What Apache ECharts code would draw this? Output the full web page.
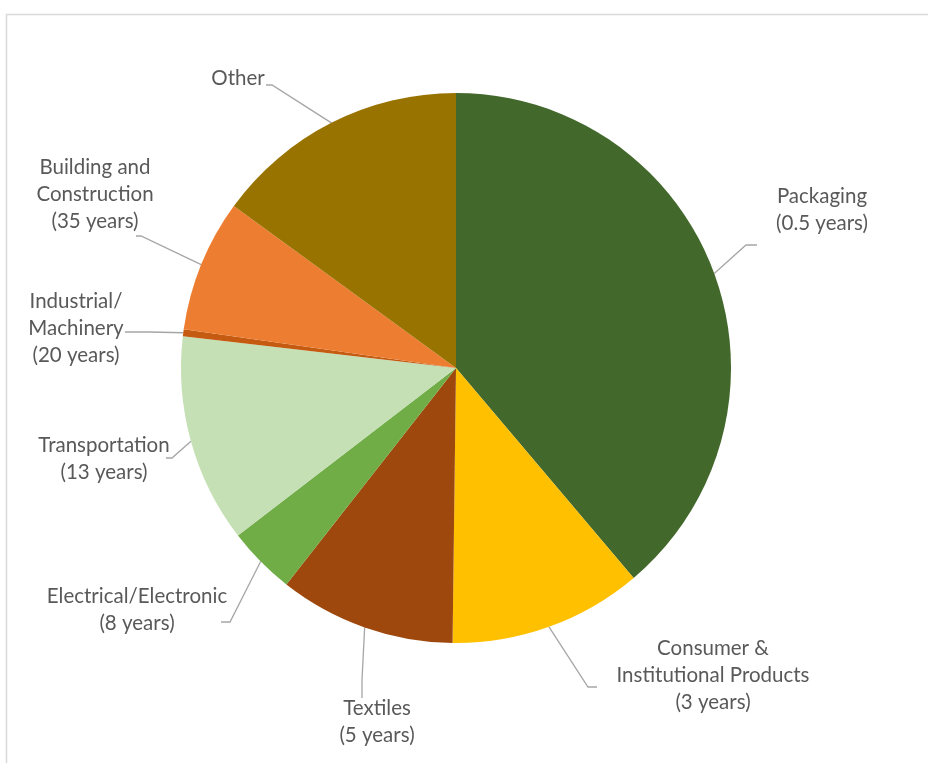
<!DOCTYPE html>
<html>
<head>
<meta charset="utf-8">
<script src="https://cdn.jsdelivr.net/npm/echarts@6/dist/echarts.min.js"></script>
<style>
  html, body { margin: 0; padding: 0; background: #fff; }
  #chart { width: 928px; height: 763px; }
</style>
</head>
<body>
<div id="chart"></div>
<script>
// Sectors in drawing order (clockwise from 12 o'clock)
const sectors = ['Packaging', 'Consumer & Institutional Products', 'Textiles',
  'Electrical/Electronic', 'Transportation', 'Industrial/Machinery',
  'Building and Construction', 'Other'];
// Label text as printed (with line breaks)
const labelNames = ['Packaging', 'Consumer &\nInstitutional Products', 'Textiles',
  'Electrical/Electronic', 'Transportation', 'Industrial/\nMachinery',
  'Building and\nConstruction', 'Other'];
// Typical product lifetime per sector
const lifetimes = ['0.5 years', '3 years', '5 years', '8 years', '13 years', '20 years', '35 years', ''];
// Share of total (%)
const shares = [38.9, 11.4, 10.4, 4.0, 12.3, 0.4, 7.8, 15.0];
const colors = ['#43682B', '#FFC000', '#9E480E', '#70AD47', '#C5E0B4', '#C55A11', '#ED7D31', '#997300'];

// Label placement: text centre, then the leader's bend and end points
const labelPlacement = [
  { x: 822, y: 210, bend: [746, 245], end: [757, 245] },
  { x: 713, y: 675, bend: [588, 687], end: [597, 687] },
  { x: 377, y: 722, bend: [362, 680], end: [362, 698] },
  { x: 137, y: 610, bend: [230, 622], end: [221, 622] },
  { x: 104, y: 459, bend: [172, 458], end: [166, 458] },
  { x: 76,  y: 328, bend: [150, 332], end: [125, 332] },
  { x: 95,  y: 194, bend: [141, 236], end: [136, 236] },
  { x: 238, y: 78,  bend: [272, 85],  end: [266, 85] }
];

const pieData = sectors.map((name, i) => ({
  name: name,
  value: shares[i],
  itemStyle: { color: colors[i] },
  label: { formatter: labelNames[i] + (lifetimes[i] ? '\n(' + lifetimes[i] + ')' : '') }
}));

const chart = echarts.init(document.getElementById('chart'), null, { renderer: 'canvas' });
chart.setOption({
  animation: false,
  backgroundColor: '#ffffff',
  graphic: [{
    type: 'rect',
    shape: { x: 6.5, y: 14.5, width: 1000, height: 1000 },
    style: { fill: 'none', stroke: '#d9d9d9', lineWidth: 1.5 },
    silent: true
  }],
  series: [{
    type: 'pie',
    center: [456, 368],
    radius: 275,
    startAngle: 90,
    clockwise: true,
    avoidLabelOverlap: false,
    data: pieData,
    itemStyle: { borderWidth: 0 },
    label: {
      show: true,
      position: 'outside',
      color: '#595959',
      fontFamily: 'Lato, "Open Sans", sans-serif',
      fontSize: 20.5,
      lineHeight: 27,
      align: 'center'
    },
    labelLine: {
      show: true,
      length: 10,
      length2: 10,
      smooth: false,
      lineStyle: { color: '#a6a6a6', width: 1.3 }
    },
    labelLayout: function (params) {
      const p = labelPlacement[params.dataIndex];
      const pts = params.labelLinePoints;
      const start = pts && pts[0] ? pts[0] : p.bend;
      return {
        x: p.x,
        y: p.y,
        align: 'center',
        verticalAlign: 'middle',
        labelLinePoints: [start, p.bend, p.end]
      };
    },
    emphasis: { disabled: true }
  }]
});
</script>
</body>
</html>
______
__WHAT YOU ARE ASKED TO DO__. Copy every line of the data exactly as written, excluding the pictures.

__ANSWER TO THIS TASK__.
What Apache ECharts code would draw this? Output the full web page.
<!DOCTYPE html>
<html>
<head>
<meta charset="utf-8">
<script src="https://cdn.jsdelivr.net/npm/echarts@6/dist/echarts.min.js"></script>
<style>
  html, body { margin: 0; padding: 0; background: #fff; }
  #chart { width: 928px; height: 763px; }
</style>
</head>
<body>
<div id="chart"></div>
<script>
// Sectors in drawing order (clockwise from 12 o'clock)
const sectors = ['Packaging', 'Consumer & Institutional Products', 'Textiles',
  'Electrical/Electronic', 'Transportation', 'Industrial/Machinery',
  'Building and Construction', 'Other'];
// Label text as printed (with line breaks)
const labelNames = ['Packaging', 'Consumer &\nInstitutional Products', 'Textiles',
  'Electrical/Electronic', 'Transportation', 'Industrial/\nMachinery',
  'Building and\nConstruction', 'Other'];
// Typical product lifetime per sector
const lifetimes = ['0.5 years', '3 years', '5 years', '8 years', '13 years', '20 years', '35 years', ''];
// Share of total (%)
const shares = [38.9, 11.4, 10.4, 4.0, 12.3, 0.4, 7.8, 15.0];
const colors = ['#43682B', '#FFC000', '#9E480E', '#70AD47', '#C5E0B4', '#C55A11', '#ED7D31', '#997300'];

// Label placement: text centre, then the leader's bend and end points
const labelPlacement = [
  { x: 822, y: 210, bend: [746, 245], end: [757, 245] },
  { x: 713, y: 675, bend: [588, 687], end: [597, 687] },
  { x: 377, y: 722, bend: [362, 680], end: [362, 698] },
  { x: 137, y: 610, bend: [230, 622], end: [221, 622] },
  { x: 104, y: 459, bend: [172, 458], end: [166, 458] },
  { x: 76,  y: 328, bend: [150, 332], end: [125, 332] },
  { x: 95,  y: 194, bend: [141, 236], end: [136, 236] },
  { x: 238, y: 78,  bend: [272, 85],  end: [266, 85] }
];

const pieData = sectors.map((name, i) => ({
  name: name,
  value: shares[i],
  itemStyle: { color: colors[i] },
  label: { formatter: labelNames[i] + (lifetimes[i] ? '\n(' + lifetimes[i] + ')' : '') }
}));

const chart = echarts.init(document.getElementById('chart'), null, { renderer: 'canvas' });
chart.setOption({
  animation: false,
  backgroundColor: '#ffffff',
  graphic: [{
    type: 'rect',
    shape: { x: 6.5, y: 14.5, width: 1000, height: 1000 },
    style: { fill: 'none', stroke: '#d9d9d9', lineWidth: 1.5 },
    silent: true
  }],
  series: [{
    type: 'pie',
    center: [456, 368],
    radius: 275,
    startAngle: 90,
    clockwise: true,
    avoidLabelOverlap: false,
    data: pieData,
    itemStyle: { borderWidth: 0 },
    label: {
      show: true,
      position: 'outside',
      color: '#595959',
      fontFamily: 'Lato, "Open Sans", sans-serif',
      fontSize: 20.5,
      lineHeight: 27,
      align: 'center'
    },
    labelLine: {
      show: true,
      length: 10,
      length2: 10,
      smooth: false,
      lineStyle: { color: '#a6a6a6', width: 1.3 }
    },
    labelLayout: function (params) {
      const p = labelPlacement[params.dataIndex];
      const pts = params.labelLinePoints;
      const start = pts && pts[0] ? pts[0] : p.bend;
      return {
        x: p.x,
        y: p.y,
        align: 'center',
        verticalAlign: 'middle',
        labelLinePoints: [start, p.bend, p.end]
      };
    },
    emphasis: { disabled: true }
  }]
});
</script>
</body>
</html>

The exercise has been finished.